Нечто подобное происходило и в Германии, но там сам принцип круговой кровавой омофагии не только не скрывался и не “рационализировался”, а прямо заявлялся как основной базисный принцип идеологии национал-социалистического движения, как отмечает “официально” признанный идеолог движения А.Розенберг во введении в свой основной “Краткий курс” —онтологию “национал-социалистического движения” — миф XX века: “Кровь, которая умерла, начинает оживать. В ее мистическом символе происходит новое построение клеток души германского народа. Современность и прошлое появляются внезапно в новом свете, а для будущего вытекает новая миссия. История и задача будущего больше не означают борьбу класса против класса, борьбу между церковными догмами и догмами, а означают разногласие между кровью и кровью, расой и расой, народом и народом” [cxxxv] . Задуманная, по признанию автора, еще в 1917 году, что весьма знаменательно, и, в основном, законченная в 1925 году, уже в третьем издании 1930 года книга завершается следующими словами: “Этот внутренний голос требует сегодня, чтобы миф крови и миф души, расы и понятия “Я” народа и личности, крови и чести, один, совершенно один и бескомпромиссно проходил через всю жизнь, нес ее и определял” [cxxxvi] .

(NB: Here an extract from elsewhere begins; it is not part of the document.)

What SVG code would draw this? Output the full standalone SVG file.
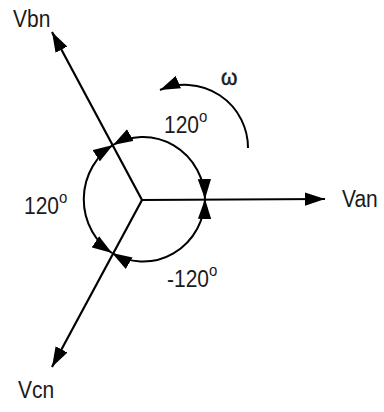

И если в России “миф о социальном происхождении”, а в Германии “миф крови” начинают всецело определять саму логику социального развития, логику “насилия” внутренней и внешней политики, то, собственно, именно они и становятся тем самым своеобразным “знаком зверя”, отличающих самих граждан этих тоталитарных империй, новых, невиданных до этого разновидностей Левиафана XX века.

Собственно логика социального и биологического происхождения в данном случае хотя и отличаются друг от друга, но весьма несущественно, тем более что на практике, социальной практике, обоих государств они почти всегда сливались и нарочито взаимопереплетались, и во многом определяли сам характер той самой “диктатуры”, которая и обусловила тоталитаризм для этих стран. Пути от парламентарной республики к диктатуре, а в обеих странах были этапы буржуазно-парламентарного правления, может быть, и очень короткие, оказались путем в бездну первобытного варварства с его культурой насилия, поисков “козлов отпущения” — так называемых “врагов народа”, “фармаков” — с помощью которых укреплялся режим тотального насилия, слежки и контроля, осуществленным в обеих странах. И в России, и в Германии вновь возобновились “ритуальные убийства”, поголовные чистки всего населения, в которых главным дифференцирующим признаком стала первобытная, архаическая логика социального происхождения, т.е. скрытая “логика крови” — ксенофобия, первичное, матричное подразделение всего населения по принципу “свой — чужой”.

Тотальный террор как форма стратегии напряженности — логика “осажденной крепости”, отовсюду ожидающей нападения, надолго становятся единственной формой социальной политики этих режимов. Страх, подозрительность, всеобщая ненависть, “ressentiment” становятся основным господствующим настроением в обществе, которое тщетно пытается прикрыть их натужной маршевой барабанной дробью государственного оптимизма и показной радости творимой ими оптимистической трагедии, являющейся, скорее, на “практике” трагедией оптимизма, в котором главным героем трагедии, ее протагонистом, является не Дионис, а скорее его антагонист, раздираемый менадами, сам оптимизм — оптимизм социальных иллюзий и упований индивидов, разыгравших эту трагедию. Не случайно, что и сами создатели этой “оптимистической трагедии” — неоконсерваторы — вовлекаются в ее действо и тоже, согласно законам этого “кровавого” жанра становятся ее жертвами, разрываемыми на части в процессе каннибалистского “спарагмоса” и “омофагии” режима.